The application of the loss streaming rules within the transfer of trade provisions (previously s343 ICTA 1988, now in CTA 2010 s940A et seq) was recently considered by the FTT in the case of Leekes Ltd v HMRC.
Very broadly a company which carried the a retail business through a number of branded high street stores took over another company with a similar business and following the acquisition of the shares immediately transferred the whole of the business of the acquired company into the acquirer. The acquired shops were rebranded and run as part of an enlarged business. The decision noted as a statement of fact that following the reorganisation the acquired stores continued to sell the same type of goods to the same customers and such selling was undertaken by much the same staff as before.
The taxpayer contended that the acquirer had succeeded to the acquired company’s trade and HMRC accepted this as a question of fact.
As a result the transfer fell within s343(1) and the taxpayer argued that the loss streaming rules in s343(8) could have no application because as a matter of statutory construction these rules only applied where the transaction fell within the circumstances set out within s343(8).
HMRC disagreed and refused to allow losses transferred across from the acquired company to be offset against any profits of the original trade of the acquirer.
The FTT agreed with the taxpayer.
It is surprising that having accepted that the transfer of the acquired company’s business was a succession HMRC should attempt to argue that the loss streaming rules should apply, as the previous authority of Rodin V Falmer Jeans seems to have clearly established that s343(8) was intended to extend the scope of section s343 to transactions which didn’t constitute a succession, and that it was only that extended category of transactions to which the provisions of s343(8) applied.

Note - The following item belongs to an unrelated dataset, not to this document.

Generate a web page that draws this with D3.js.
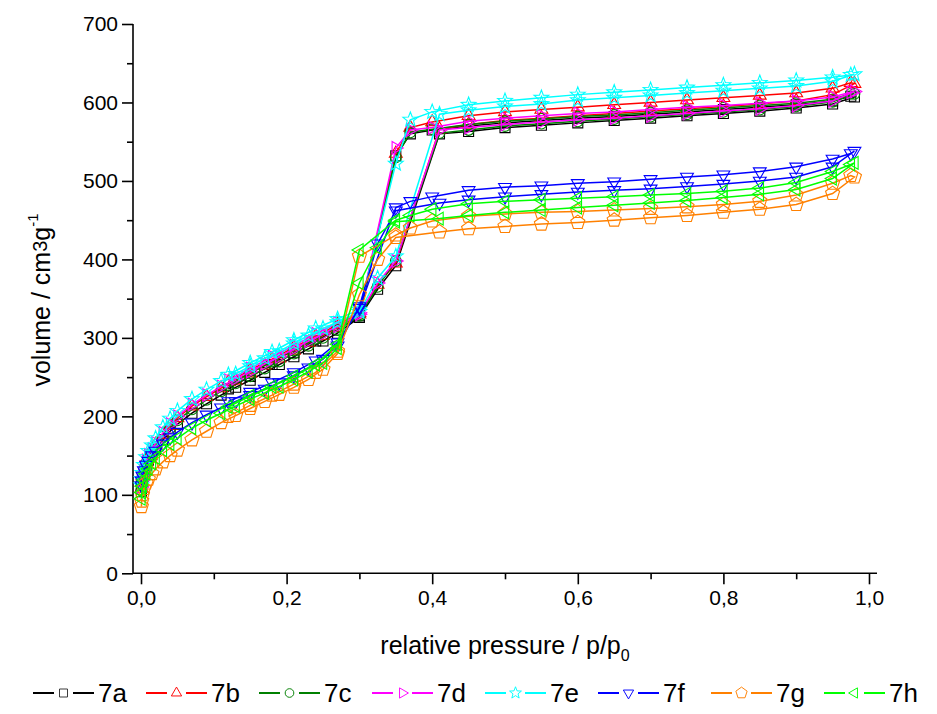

In our view the legal position has been clear for some time. If the transaction results in the acquirer succeeding to the acquired company’s trade then there is no streaming. However the difficult practical issue that one has always needed to address is determining whether a particular transfer does involve a succession. This is a question of fact based on the circumstances of the transferee and transferor both before and after the transfer.

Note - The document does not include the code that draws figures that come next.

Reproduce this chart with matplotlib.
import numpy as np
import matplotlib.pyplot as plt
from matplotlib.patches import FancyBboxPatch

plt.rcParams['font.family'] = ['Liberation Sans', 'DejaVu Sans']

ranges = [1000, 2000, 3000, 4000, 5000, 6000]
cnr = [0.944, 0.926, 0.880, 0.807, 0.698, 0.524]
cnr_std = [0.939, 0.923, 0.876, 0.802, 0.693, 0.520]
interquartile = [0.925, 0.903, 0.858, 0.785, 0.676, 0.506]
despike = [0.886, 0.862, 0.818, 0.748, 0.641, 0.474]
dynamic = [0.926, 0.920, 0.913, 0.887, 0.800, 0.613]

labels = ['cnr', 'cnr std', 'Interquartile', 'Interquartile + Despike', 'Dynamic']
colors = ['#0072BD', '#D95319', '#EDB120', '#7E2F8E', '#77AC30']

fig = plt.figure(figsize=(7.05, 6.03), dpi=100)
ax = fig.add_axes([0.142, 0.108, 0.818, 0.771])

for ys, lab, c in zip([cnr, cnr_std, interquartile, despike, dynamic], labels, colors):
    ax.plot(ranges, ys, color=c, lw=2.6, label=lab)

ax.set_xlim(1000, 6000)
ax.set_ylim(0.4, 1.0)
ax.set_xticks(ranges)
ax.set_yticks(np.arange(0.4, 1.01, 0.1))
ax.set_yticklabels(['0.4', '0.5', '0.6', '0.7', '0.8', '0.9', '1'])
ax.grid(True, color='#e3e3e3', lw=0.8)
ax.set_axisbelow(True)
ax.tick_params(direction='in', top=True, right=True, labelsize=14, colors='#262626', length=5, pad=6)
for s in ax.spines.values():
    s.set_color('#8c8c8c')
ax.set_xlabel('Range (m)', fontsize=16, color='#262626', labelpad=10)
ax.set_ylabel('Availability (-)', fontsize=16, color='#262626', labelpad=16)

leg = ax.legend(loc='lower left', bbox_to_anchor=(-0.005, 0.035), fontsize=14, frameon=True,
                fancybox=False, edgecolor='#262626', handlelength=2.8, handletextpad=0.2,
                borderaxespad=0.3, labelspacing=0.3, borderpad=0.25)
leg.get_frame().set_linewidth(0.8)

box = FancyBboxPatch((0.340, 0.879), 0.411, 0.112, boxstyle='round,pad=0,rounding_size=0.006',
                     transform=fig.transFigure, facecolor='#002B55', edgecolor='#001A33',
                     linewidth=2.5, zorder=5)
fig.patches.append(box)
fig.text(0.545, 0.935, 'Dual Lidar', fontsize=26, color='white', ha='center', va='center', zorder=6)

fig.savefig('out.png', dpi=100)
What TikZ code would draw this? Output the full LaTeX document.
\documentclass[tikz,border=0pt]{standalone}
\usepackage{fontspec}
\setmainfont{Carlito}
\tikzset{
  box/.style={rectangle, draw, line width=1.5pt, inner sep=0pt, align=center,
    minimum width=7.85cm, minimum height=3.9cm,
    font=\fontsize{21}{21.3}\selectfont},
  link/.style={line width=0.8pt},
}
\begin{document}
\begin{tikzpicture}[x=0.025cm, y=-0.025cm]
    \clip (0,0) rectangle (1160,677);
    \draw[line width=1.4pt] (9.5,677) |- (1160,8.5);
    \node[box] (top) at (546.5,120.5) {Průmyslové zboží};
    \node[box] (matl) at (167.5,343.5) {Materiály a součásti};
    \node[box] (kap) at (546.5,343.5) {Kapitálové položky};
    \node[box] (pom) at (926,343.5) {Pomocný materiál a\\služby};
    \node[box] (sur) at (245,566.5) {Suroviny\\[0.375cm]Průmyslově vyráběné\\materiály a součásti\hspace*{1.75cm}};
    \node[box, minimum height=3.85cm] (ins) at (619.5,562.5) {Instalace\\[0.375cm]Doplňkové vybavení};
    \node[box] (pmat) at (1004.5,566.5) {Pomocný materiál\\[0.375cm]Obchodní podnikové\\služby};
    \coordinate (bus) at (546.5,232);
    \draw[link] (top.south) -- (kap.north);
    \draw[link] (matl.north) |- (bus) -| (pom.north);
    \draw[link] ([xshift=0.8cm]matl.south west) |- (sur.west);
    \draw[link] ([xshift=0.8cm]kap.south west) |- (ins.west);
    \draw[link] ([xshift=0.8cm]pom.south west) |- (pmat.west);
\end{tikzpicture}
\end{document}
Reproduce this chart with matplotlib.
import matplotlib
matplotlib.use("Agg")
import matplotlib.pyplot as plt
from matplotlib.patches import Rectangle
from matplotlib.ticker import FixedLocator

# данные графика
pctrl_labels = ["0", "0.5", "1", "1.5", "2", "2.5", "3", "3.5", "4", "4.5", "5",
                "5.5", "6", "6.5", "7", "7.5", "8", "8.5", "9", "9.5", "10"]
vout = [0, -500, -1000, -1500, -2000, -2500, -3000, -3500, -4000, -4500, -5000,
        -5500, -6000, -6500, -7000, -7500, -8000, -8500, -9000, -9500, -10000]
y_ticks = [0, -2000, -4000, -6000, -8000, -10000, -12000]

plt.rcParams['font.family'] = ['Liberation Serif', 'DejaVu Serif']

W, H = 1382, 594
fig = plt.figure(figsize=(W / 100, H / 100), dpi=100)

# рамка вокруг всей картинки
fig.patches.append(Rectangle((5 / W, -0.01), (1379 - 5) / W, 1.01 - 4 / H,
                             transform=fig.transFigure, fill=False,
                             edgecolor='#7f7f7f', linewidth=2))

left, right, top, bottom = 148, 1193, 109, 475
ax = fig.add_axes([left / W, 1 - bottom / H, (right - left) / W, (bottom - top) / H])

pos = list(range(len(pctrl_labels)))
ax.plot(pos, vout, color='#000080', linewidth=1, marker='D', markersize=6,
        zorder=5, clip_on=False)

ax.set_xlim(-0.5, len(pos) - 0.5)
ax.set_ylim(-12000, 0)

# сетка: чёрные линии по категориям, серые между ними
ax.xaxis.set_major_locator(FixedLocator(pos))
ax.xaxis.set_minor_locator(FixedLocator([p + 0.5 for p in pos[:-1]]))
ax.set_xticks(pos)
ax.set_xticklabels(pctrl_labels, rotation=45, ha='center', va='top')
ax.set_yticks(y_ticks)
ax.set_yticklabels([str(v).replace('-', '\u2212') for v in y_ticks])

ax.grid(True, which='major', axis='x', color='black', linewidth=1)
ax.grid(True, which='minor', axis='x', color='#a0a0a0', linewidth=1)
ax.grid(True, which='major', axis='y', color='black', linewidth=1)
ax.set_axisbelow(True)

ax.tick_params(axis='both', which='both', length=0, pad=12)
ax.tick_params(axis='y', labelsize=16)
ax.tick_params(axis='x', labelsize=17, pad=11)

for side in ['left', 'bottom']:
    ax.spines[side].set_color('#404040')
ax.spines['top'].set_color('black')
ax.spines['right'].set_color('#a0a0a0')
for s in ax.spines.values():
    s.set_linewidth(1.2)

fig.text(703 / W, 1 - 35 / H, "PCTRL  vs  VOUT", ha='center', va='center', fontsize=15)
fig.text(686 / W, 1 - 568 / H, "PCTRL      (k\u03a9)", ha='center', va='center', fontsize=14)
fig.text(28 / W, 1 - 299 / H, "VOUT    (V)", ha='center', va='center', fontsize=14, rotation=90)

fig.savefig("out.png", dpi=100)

In the upstream Oil and Gas industry we have examples of where HMRC have accepted that the transfer of the whole of an oil and gas company’s business into another company already carrying on such a business does constitute a succession (in which case HMRC accepted that streaming was not in point), but we have also seen examples of transactions where, based on facts which appeared to us to be on all fours to the succession cases, HMRC were not prepared to accept that the succession had occurred.
If groups are looking to reorganise in circumstances where one or more of the companies involved have losses then the loss streaming rules do need to be carefully considered. In some cases, falling foul of these rules could result in no effective relief being available for the losses. There are of course a number of other provisions that will need to be factored in. This decision may be helpful in assisting companies in determining whether their potential transaction could give rise to a succession although Oil and Gas and retail businesses have their differents.